--- BEGIN Supplied material ---

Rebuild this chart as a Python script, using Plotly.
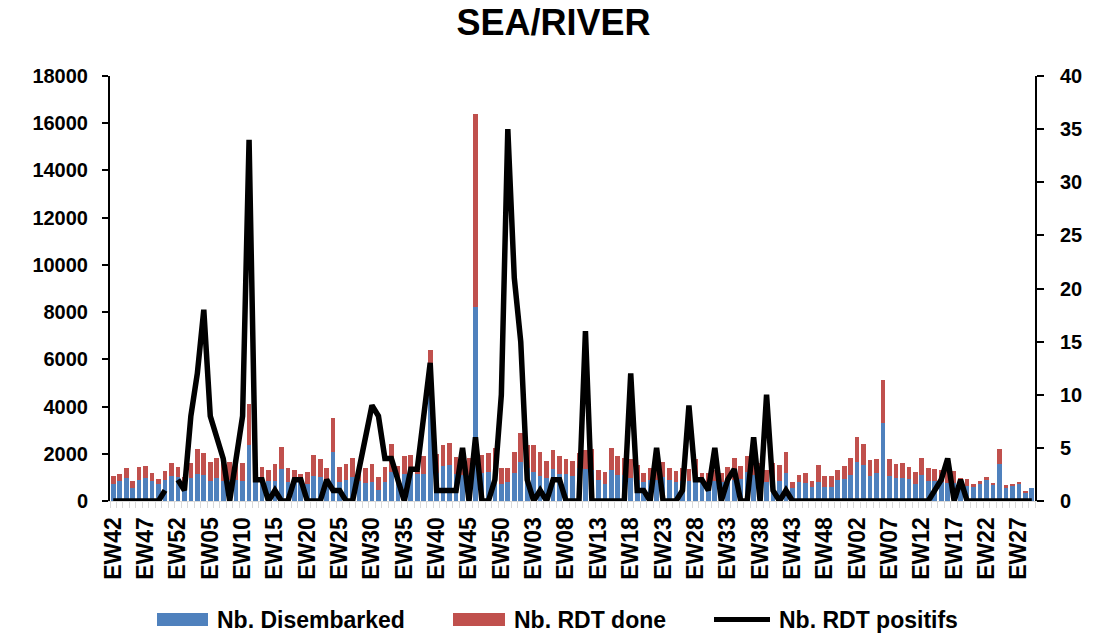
import plotly.graph_objects as go

weeks = """EW42 EW43 EW44 EW45 EW46 EW47 EW48 EW49 EW50 EW51 EW52
EW01 EW02 EW03 EW04 EW05 EW06 EW07 EW08 EW09 EW10 EW11 EW12 EW13 EW14 EW15 EW16 EW17 EW18 EW19 EW20
EW21 EW22 EW23 EW24 EW25 EW26 EW27 EW28 EW29 EW30 EW31 EW32 EW33 EW34 EW35 EW36 EW37 EW38 EW39 EW40
EW41 EW42 EW43 EW44 EW45 EW46 EW47 EW48 EW49 EW50 EW51 EW52
EW01 EW02 EW03 EW04 EW05 EW06 EW07 EW08 EW09 EW10 EW11 EW12 EW13 EW14 EW15 EW16 EW17 EW18 EW19 EW20
EW21 EW22 EW23 EW24 EW25 EW26 EW27 EW28 EW29 EW30 EW31 EW32 EW33 EW34 EW35 EW36 EW37 EW38 EW39 EW40
EW41 EW42 EW43 EW44 EW45 EW46 EW47 EW48 EW49 EW50 EW51 EW52
EW02 EW03 EW04 EW05 EW06 EW07 EW08 EW09 EW10 EW11 EW12 EW13 EW14 EW15 EW16 EW17 EW18 EW19 EW20
EW21 EW22 EW23 EW24 EW25 EW26 EW27 EW28 EW29""".split()

disembarked = [
    740, 830, 970, 570, 900, 970, 860, 710, 890, 1070,
    1000, 600, 970, 1140, 1100, 860, 970, 850, 900, 890,
    860, 2360, 850, 1000, 860, 860, 1340, 790, 900, 860,
    740, 1070, 1000, 790, 2060, 810, 890, 1000, 860, 760,
    810, 470, 790, 1210, 900, 1140, 1170, 1140, 1140, 5800,
    1200, 1470, 1540, 1140, 1100, 1100, 8200, 1190, 1210, 1100,
    740, 790, 1170, 1640, 1390, 1240, 1070, 970, 1340, 1140,
    1140, 1070, 1400, 1360, 1300, 890, 740, 1330, 1090, 1100,
    970, 900, 810, 890, 900, 1000, 890, 810, 860, 850,
    860, 860, 800, 860, 790, 860, 900, 930, 1210, 1100,
    1000, 790, 900, 860, 1190, 540, 790, 760, 610, 810,
    610, 610, 900, 930, 1100, 1640, 1530, 1040, 1170, 3290,
    1040, 960, 970, 930, 710, 1100, 860, 860, 790, 770,
    760, 690, 640, 610, 710, 900, 670, 1570, 530, 640,
    710, 360, 570,
]

rdt_done = [
    330, 310, 430, 260, 560, 530, 330, 230, 400, 540,
    430, 400, 640, 1050, 940, 810, 860, 850, 740, 710,
    740, 1740, 250, 430, 470, 710, 950, 610, 410, 280,
    500, 860, 790, 600, 1440, 650, 680, 830, 440, 640,
    760, 530, 640, 1190, 600, 750, 760, 110, 760, 600,
    800, 920, 930, 720, 750, 710, 8200, 740, 830, 1160,
    650, 600, 900, 1220, 1000, 1150, 1000, 740, 800, 750,
    650, 620, 630, 810, 910, 440, 470, 930, 800, 710,
    820, 640, 390, 520, 700, 640, 500, 480, 530, 500,
    900, 310, 400, 440, 400, 570, 910, 570, 680, 700,
    600, 520, 700, 680, 880, 270, 320, 430, 250, 730,
    430, 460, 430, 570, 710, 1050, 900, 700, 590, 1850,
    720, 610, 640, 500, 500, 730, 530, 500, 510, 480,
    530, 270, 290, 100, 120, 130, 90, 620, 140, 100,
    100, 70, 0,
]

rdt_positifs = [
    0, 0, 0, 0, 0, 0, 0, 0, 1, None,
    2, 1, 8, 12, 18, 8, 6, 4, 0, 4,
    8, 34, 2, 2, 0, 1, 0, 0, 2, 2,
    0, 0, 0, 2, 1, 1, 0, 0, 3, 6,
    9, 8, 4, 4, 2, 0, 3, 3, 8, 13,
    1, 1, 1, 1, 5, 0, 6, 0, 0, 2,
    10, 35, 21, 15, 2, 0, 1, 0, 2, 2,
    0, 0, 0, 16, 0, 0, 0, 0, 0, 0,
    12, 1, 1, 0, 5, 0, 0, 0, 1, 9,
    2, 2, 1, 5, 0, 2, 3, 0, 0, 6,
    0, 10, 1, 0, 1, 0, 0, 0, 0, 0,
    0, 0, 0, 0, 0, 0, 0, 0, 0, 0,
    0, 0, 0, 0, 0, 0, 0, 1, 2, 4,
    0, 2, 0, 0, 0, 0, 0, 0, 0, 0,
    0, 0, 0,
]

series_names = ["Nb. Disembarked", "Nb. RDT done", "Nb. RDT positifs"]
colors = ["#4F81BD", "#C0504D", "#000000"]

FONT = "Liberation Sans, Arial, sans-serif"
pos = list(range(len(weeks)))
tickvals = pos[::5]
ticktext = [weeks[i] for i in tickvals]

fig = go.Figure()
fig.add_trace(go.Bar(x=pos, y=disembarked, name=series_names[0],
                     marker=dict(color=colors[0], line=dict(width=0)), yaxis="y"))
fig.add_trace(go.Bar(x=pos, y=rdt_done, name=series_names[1],
                     marker=dict(color=colors[1], line=dict(width=0)), yaxis="y"))
fig.add_trace(go.Scatter(x=pos, y=rdt_positifs, name=series_names[2], mode="lines",
                         line=dict(color=colors[2], width=5.5), connectgaps=False, yaxis="y2"))

tick_font = dict(family=FONT, size=20, color="black", weight="bold")

fig.update_layout(
    width=1107, height=633,
    margin=dict(l=110, r=72, t=76, b=132),
    paper_bgcolor="white", plot_bgcolor="white",
    barmode="stack", bargap=0.28,
    showlegend=False,
    title=dict(text="SEA/RIVER", x=0.5, xref="container", xanchor="center",
               y=1 - 22 / 633, yref="container", yanchor="middle",
               font=dict(family=FONT, size=36, color="black", weight="bold")),
    xaxis=dict(range=[-0.5, len(weeks) - 0.5], tickmode="array", tickvals=tickvals,
               ticktext=ticktext, tickangle=-90, ticks="", showgrid=False, zeroline=False,
               showline=True, linecolor="#D9D9D9", linewidth=1,
               tickfont=dict(family=FONT, size=23, color="black", weight="bold"),
               ticklabelstandoff=6,
               minor=dict(ticks="outside", ticklen=6, tickcolor="#D9D9D9", tickwidth=1,
                          tick0=-0.5, dtick=1, showgrid=False)),
    yaxis=dict(range=[0, 18000], dtick=2000, tickformat="d", showgrid=False, zeroline=False,
               showline=True, linecolor="black", linewidth=2,
               ticks="outside", ticklen=6, tickwidth=2, tickcolor="black",
               tickfont=tick_font, ticklabelstandoff=10),
    yaxis2=dict(range=[0, 40], dtick=5, overlaying="y", side="right", showgrid=False,
                zeroline=False, showline=True, linecolor="black", linewidth=2,
                ticks="outside", ticklen=7, tickwidth=2, tickcolor="black",
                tickfont=tick_font, ticklabelstandoff=12),
)

# Manual legend (wide swatches like the original)
def px_x(px):
    return (px - 110) / 925.0

def px_y(py):
    return (501 - py) / 425.0

leg_y = 619.5
fig.add_shape(type="rect", xref="paper", yref="paper",
              x0=px_x(157), x1=px_x(208), y0=px_y(626), y1=px_y(613),
              fillcolor=colors[0], line=dict(width=0))
fig.add_shape(type="rect", xref="paper", yref="paper",
              x0=px_x(453), x1=px_x(505), y0=px_y(626), y1=px_y(613),
              fillcolor=colors[1], line=dict(width=0))
fig.add_shape(type="line", xref="paper", yref="paper",
              x0=px_x(714), x1=px_x(770), y0=px_y(leg_y), y1=px_y(leg_y),
              line=dict(color=colors[2], width=5))
for name, xs in zip(series_names, [215, 512, 777]):
    fig.add_annotation(text=name, xref="paper", yref="paper", x=px_x(xs), y=px_y(leg_y),
                       xanchor="left", yanchor="middle", showarrow=False,
                       font=dict(family=FONT, size=23, color="black", weight="bold"))

fig.write_html("out.html")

--- END Supplied material ---

| Exercise objective |
Reproduce exactly the run of lines that opens the listing and closes with the line holding "import plotly.graph_objects as go". Pictures are excluded.

| Answer to this task |
Rebuild this chart as a Python script, using Plotly.
import plotly.graph_objects as go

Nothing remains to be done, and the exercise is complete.